Chambre d’hôtes et projet de Cluedo

Là aussi, dans ce contexte castral, il y a eu encore et toujours « un avant et un après Covid » : « Nous avions « fui » la région parisienne juste avant l’officialisation du confinement dont nous savions qu’il allait tomber, raconte Sophie de Roquigny. C’est à partir de là que l’on n’est plus reparti. Inactive : je ne peux pas. Alors comme les magasins de bricolage étaient ouverts, on s’est dit que c’était le moment où jamais pour une idée depuis longtemps en tête : aménager des chambres d’hôtes. On s’y est mis, jour et nuit. » « Suite royale », « suite coloniale », « suite céleste » et « Chambre bleue » en sont les résultats pour une capacité d’accueil cumulée de 14 adultes et enfants, petits déjeuners et accès à cette petite piscine extérieure créée il y a 2 ans. « Certes, un peu moins cet été comme partout, mais cela bien fonctionné, on a des gens qui nous ont découvert et reviennent chaque été, 70 % de clientèle étrangère, souvent comme une étape d’une ou plusieurs nuits dans leur déplacement pour les vacances. Je vois des Bretons, des Normands qui s’arrêtent ici sur le chemin de Saint-Tropez. Cela fait 500 à 800 personnes cumulées chaque année. Avec les visites, cela amène de l’activité au village et les restaurateurs du coin n’en sont pas mécontents puisque nous ne proposons que les petits déjeuners. »  

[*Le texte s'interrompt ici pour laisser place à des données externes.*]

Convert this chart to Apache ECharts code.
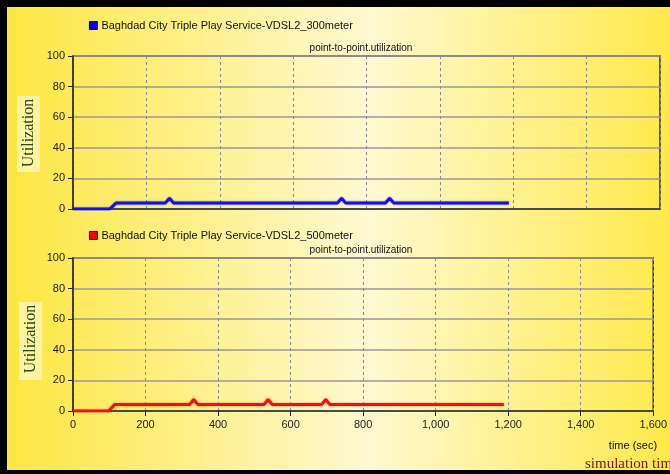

J’aimerais faire venir un public qui n’a pas l’habitude de mettre les pieds dans un château.

Ils sont servis dans la grande salle à manger avec une fausse table de dîner réellement dressée au centre pour la déco, comme si Louis-Antoine-Maurice Bresson s’apprêtait à y assoir après avoir présenté ses plans au propriétaire. Sophie de Roquigny souhaiterait aller plus loin dans l’ouverture des lieux et « faire venir un public qui n’a pas l’habitude de mettre les pieds dans un château. » Ce qui implique des visites davantage théâtralisées, des animations ludiques, de l’événementiel. Elle a déjà expérimenté l’escape game théâtralisée conçu maison. Et l’ambiance se prêterait merveilleusement bien à une sorte de Cluedo / murder partie d’entre-deux guerres et grandeur nature. « Mais c’est très compliqué à mettre en œuvre : il faut des comédiens. On s’est renseigné, on a cherché et nous n’avons trouvé aucune compagnie dans la région prête à y aller, qui plus est en période estivale où elles sont très prises. » Alors, elle réfléchit carrément à accepter l’accueil de séances de spiritisme, comme d’autres châteaux l’on fait. Cela rapporte, on lui a proposé et l’atmosphère s’y prête tout autant. Mais là, ce cheminement n’a pas encore pris le départ.

Le Château de Saint-Bonnet-les-Oules sera bien sûr ouvert aux visites à l’occasion des JEP 2024 ce week-end.